Heya Stuart... I totally dig what you are saying. Sorry for "busting your balls" a bit... This seems much more reasonable, with a much more gradual move into more extensive decompression.
There is a reason why you (and most) start out with a 40cuft stage tank in their AN/DP/etc course. And a little secret, it's not (only) because it's an easy to handle little light stage, and a very nice and comfortable first step into stage diving. No the real reason is that it has a very limited volume allowing the students to taste decompression after the course but not get in head over heels because the volume of deco gas prohibits very extensive deco.

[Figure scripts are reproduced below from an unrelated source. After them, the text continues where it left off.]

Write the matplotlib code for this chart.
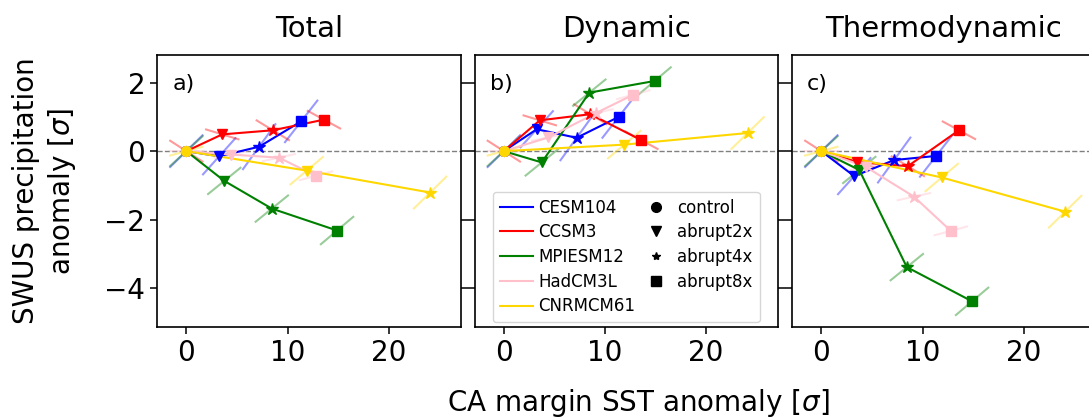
import numpy as np
import matplotlib
matplotlib.use("Agg")
import matplotlib.pyplot as plt
from matplotlib.lines import Line2D

models = ['CESM104', 'CCSM3', 'MPIESM12', 'HadCM3L', 'CNRMCM61']
colors = ['blue', 'red', 'green', 'pink', 'gold']
runs = ['control', 'abrupt2x', 'abrupt4x', 'abrupt8x']
markers = ['o', 'v', '*', 's']

# CA margin SST anomaly per run (control, 2x, 4x, 8x)
sst_cesm = [0, 3.25, 7.2, 11.35]
sst_ccsm = [0, 3.55, 8.55, 13.6]
sst_mpi = [0, 3.75, 8.45, 14.9]
sst_had = [0, 4.4, 9.15, 12.8]
sst_cnrm = [0, 11.9, 24.1]

# SWUS precip anomaly : total
tot_cesm = [0, -0.15, 0.13, 0.87]
tot_ccsm = [0, 0.49, 0.61, 0.92]
tot_mpi = [0, -0.87, -1.68, -2.32]
tot_had = [0, -0.1, -0.19, -0.72]
tot_cnrm = [0, -0.57, -1.21]

# dynamic part
dyn_cesm = [0, 0.64, 0.39, 1.0]
dyn_ccsm = [0, 0.9, 1.08, 0.32]
dyn_mpi = [0, -0.33, 1.71, 2.05]
dyn_had = [0, 0.4, 1.12, 1.65]
dyn_cnrm = [0, 0.19, 0.53]

# thermodynamic part
thm_cesm = [0, -0.73, -0.26, -0.14]
thm_ccsm = [0, -0.32, -0.44, 0.61]
thm_mpi = [0, -0.55, -3.39, -4.39]
thm_had = [0, -0.46, -1.33, -2.33]
thm_cnrm = [0, -0.77, -1.77]

# regression slope (precip vs sst) inside each run
slope_cesm = [0.29, 0.33, 0.41, 0.38]
slope_ccsm = [-0.19, -0.09, -0.18, -0.16]
slope_mpi = [0.27, 0.24, 0.24, 0.25]
slope_had = [0.0, 0.06, 0.065, 0.08]
slope_cnrm = [0.08, 0.25, 0.29]

sst = [sst_cesm, sst_ccsm, sst_mpi, sst_had, sst_cnrm]
slopes = [slope_cesm, slope_ccsm, slope_mpi, slope_had, slope_cnrm]
panels = [
    ('Total', 'a)', [tot_cesm, tot_ccsm, tot_mpi, tot_had, tot_cnrm]),
    ('Dynamic', 'b)', [dyn_cesm, dyn_ccsm, dyn_mpi, dyn_had, dyn_cnrm]),
    ('Thermodynamic', 'c)', [thm_cesm, thm_ccsm, thm_mpi, thm_had, thm_cnrm]),
]
half = 1.6  # half length of the slope bars, in sst units

W, H = 1089, 419
fig = plt.figure(figsize=(W / 100, H / 100), dpi=100)
lefts = [157, 474.5, 792]
axw, top, bot = 303.5, 55, 327

for k, (title, letter, precip) in enumerate(panels):
    ax = fig.add_axes([lefts[k] / W, (H - bot) / H, axw / W, (bot - top) / H])
    ax.axhline(0, color='gray', ls='--', lw=1, zorder=1)
    for m in range(len(models)):
        x = np.array(sst[m])
        y = np.array(precip[m])
        s = np.array(slopes[m])
        for i in range(len(x)):
            ax.plot([x[i] - half, x[i] + half], [y[i] - s[i] * half, y[i] + s[i] * half],
                    color=colors[m], alpha=0.4, lw=1.5, zorder=2)
        ax.plot(x, y, color=colors[m], lw=1.5, zorder=3)
        for i in range(len(x)):
            ms = 9 if markers[i] == '*' else 7
            ax.plot(x[i], y[i], marker=markers[i], color=colors[m], ms=ms, ls='none', zorder=4)
    ax.set_xlim(-2.9, 27.1)
    ax.set_ylim(-5.14, 2.81)
    ax.set_xticks([0, 10, 20])
    ax.set_yticks([-4, -2, 0, 2])
    ax.tick_params(labelsize=20, length=5, width=1.1, right=True)
    if k > 0:
        ax.tick_params(labelleft=False)
    for sp in ax.spines.values():
        sp.set_linewidth(1.2)
    ax.set_title(title, fontsize=21, pad=13)
    ax.text(0.05, 0.93, letter, transform=ax.transAxes, fontsize=16, va='top', ha='left')
    if k == 1:
        handles = [Line2D([], [], color=c, lw=1.5) for c in colors]
        handles += [Line2D([], [], color='black', marker=mk, ls='none',
                           ms=6 if mk == '*' else 7) for mk in markers]
        ax.legend(handles, models + runs, ncol=2, loc='lower center', fontsize=12,
                  handlelength=2.0, handletextpad=0.3, columnspacing=0.25,
                  labelspacing=0.4, borderaxespad=0.3)

fig.text(638 / W, 1 - 403 / H, r'CA margin SST anomaly [$\sigma$]', fontsize=20,
         ha='center', va='center')
fig.text(45 / W, 1 - 191 / H, 'SWUS precipitation\nanomaly [$\\sigma$]', fontsize=20,
         ha='center', va='center', rotation=90, multialignment='center', linespacing=1.25)

fig.savefig('out.png', dpi=100)
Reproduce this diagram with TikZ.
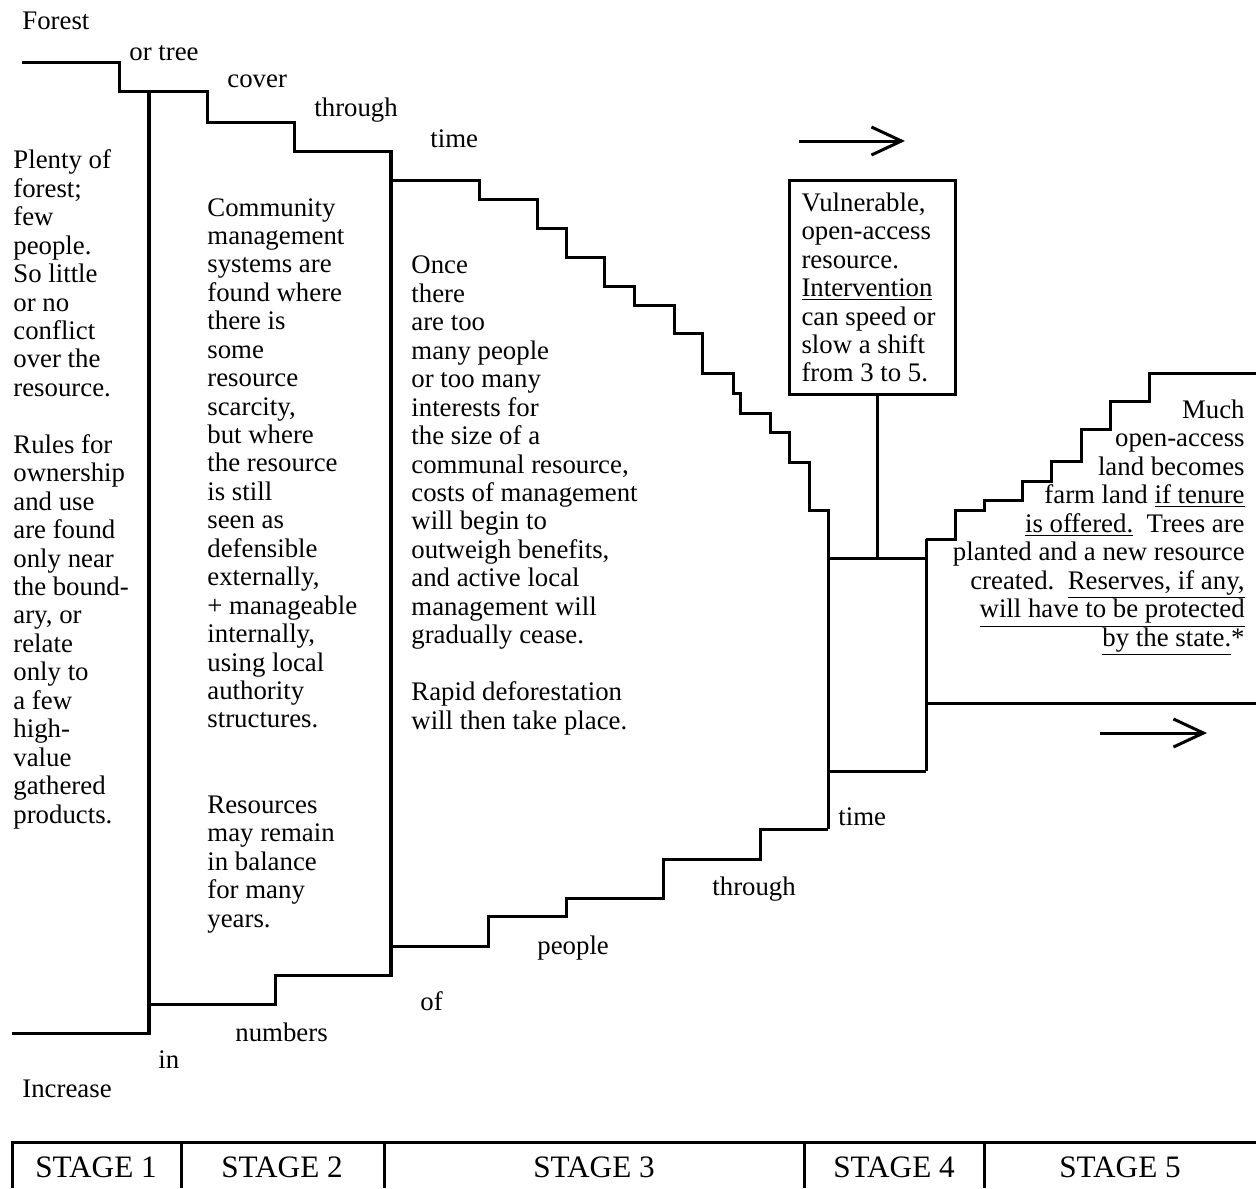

Yes GUE T1 has following certification limits:
Trimix 21/35 and 18/45
50% or O² as deco gas (1 deco stage, no bottom stage)
Max depth 51m
Max deco 30 minutes
Then you have T60 which is an intermediate which extends above to 2 stages (1 bottom and 1 deco or 2 deco) and extends depth to 60m (200ft) and deco to 45 min I think
And finally you have T2 and T2plus (which is a certification but covered in T2, you don't do another course after that...) which is full trimix multiple stages hypoxic mixes.
Reason GUE does it like that at normoxic T1 level is the 1 stage. In our lost deco gas scenario's you potentially could start running into difficulties doing 45min or more on 1 stage. Since you are only taught how to handle 1 stage they limit the max deco just to prohibit your example
... What you do on your own is of course what you do on your own.
To the OP: (because I went so off topic)... I believe AN/DP is a very good entry level technical course that lets you taste from decompression diving. If the majority of your diving range (and the charters boats allow the extended time) is in this depth range I would go for it. You'll learn a lot and be able to gradually extend your range.
If after a while you see that you are really pushing the deco time to over 40 minutes I would start looking into multi stage diving and or trimix.